Information supplied.

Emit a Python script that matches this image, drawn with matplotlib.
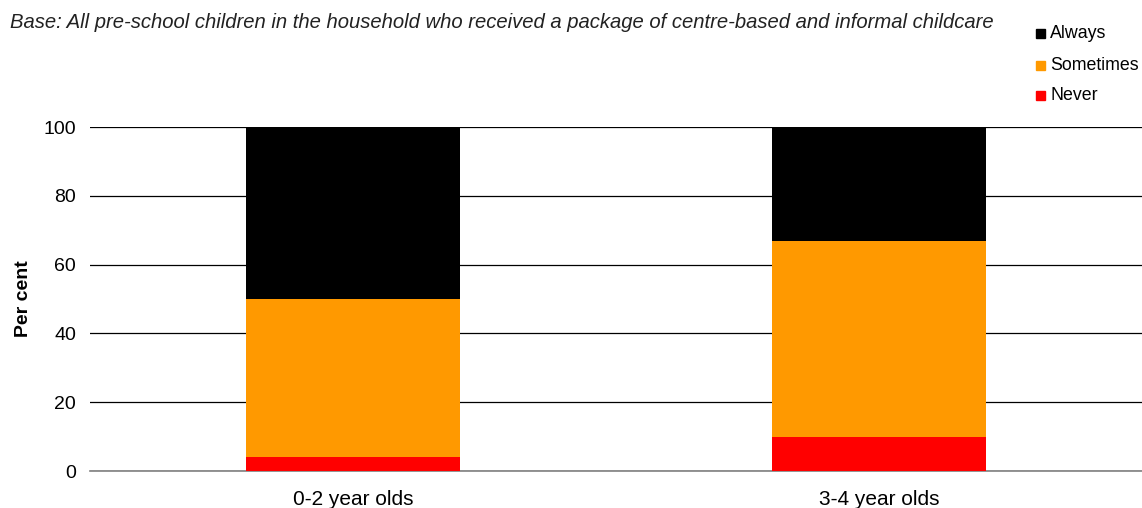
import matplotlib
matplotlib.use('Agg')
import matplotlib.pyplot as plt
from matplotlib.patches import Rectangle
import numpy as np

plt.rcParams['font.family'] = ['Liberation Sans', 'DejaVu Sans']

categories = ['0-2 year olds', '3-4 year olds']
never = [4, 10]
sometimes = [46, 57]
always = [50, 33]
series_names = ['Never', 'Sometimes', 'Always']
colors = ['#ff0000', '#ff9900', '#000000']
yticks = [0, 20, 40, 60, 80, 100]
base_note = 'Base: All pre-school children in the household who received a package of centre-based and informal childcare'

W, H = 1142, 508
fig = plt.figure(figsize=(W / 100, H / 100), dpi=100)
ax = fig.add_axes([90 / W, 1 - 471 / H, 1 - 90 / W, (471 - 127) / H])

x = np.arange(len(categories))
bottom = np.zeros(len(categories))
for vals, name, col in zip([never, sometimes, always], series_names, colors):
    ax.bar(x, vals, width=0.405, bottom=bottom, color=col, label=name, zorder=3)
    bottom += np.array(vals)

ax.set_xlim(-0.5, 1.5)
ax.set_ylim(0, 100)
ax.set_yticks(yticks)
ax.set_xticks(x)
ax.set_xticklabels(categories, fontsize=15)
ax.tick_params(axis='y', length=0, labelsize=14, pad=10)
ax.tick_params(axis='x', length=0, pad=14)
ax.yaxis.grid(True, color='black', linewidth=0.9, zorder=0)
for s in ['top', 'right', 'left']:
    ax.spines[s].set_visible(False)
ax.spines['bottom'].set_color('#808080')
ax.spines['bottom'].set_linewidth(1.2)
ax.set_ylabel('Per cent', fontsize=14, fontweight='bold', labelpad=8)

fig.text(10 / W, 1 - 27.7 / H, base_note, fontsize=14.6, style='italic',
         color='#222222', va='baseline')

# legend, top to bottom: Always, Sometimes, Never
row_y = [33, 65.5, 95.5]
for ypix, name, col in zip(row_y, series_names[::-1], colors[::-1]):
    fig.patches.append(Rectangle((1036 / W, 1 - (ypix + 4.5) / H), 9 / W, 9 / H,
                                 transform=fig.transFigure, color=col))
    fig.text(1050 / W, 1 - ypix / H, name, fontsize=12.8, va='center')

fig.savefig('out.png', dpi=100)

Your task. Repeat only the lines between the start of the data and the line with "fontsize=14, fontweight='bold', labelpad=8)", including those two lines, and skip the pictures.

The output.
Emit a Python script that matches this image, drawn with matplotlib.
import matplotlib
matplotlib.use('Agg')
import matplotlib.pyplot as plt
from matplotlib.patches import Rectangle
import numpy as np

plt.rcParams['font.family'] = ['Liberation Sans', 'DejaVu Sans']

categories = ['0-2 year olds', '3-4 year olds']
never = [4, 10]
sometimes = [46, 57]
always = [50, 33]
series_names = ['Never', 'Sometimes', 'Always']
colors = ['#ff0000', '#ff9900', '#000000']
yticks = [0, 20, 40, 60, 80, 100]
base_note = 'Base: All pre-school children in the household who received a package of centre-based and informal childcare'

W, H = 1142, 508
fig = plt.figure(figsize=(W / 100, H / 100), dpi=100)
ax = fig.add_axes([90 / W, 1 - 471 / H, 1 - 90 / W, (471 - 127) / H])

x = np.arange(len(categories))
bottom = np.zeros(len(categories))
for vals, name, col in zip([never, sometimes, always], series_names, colors):
    ax.bar(x, vals, width=0.405, bottom=bottom, color=col, label=name, zorder=3)
    bottom += np.array(vals)

ax.set_xlim(-0.5, 1.5)
ax.set_ylim(0, 100)
ax.set_yticks(yticks)
ax.set_xticks(x)
ax.set_xticklabels(categories, fontsize=15)
ax.tick_params(axis='y', length=0, labelsize=14, pad=10)
ax.tick_params(axis='x', length=0, pad=14)
ax.yaxis.grid(True, color='black', linewidth=0.9, zorder=0)
for s in ['top', 'right', 'left']:
    ax.spines[s].set_visible(False)
ax.spines['bottom'].set_color('#808080')
ax.spines['bottom'].set_linewidth(1.2)
ax.set_ylabel('Per cent', fontsize=14, fontweight='bold', labelpad=8)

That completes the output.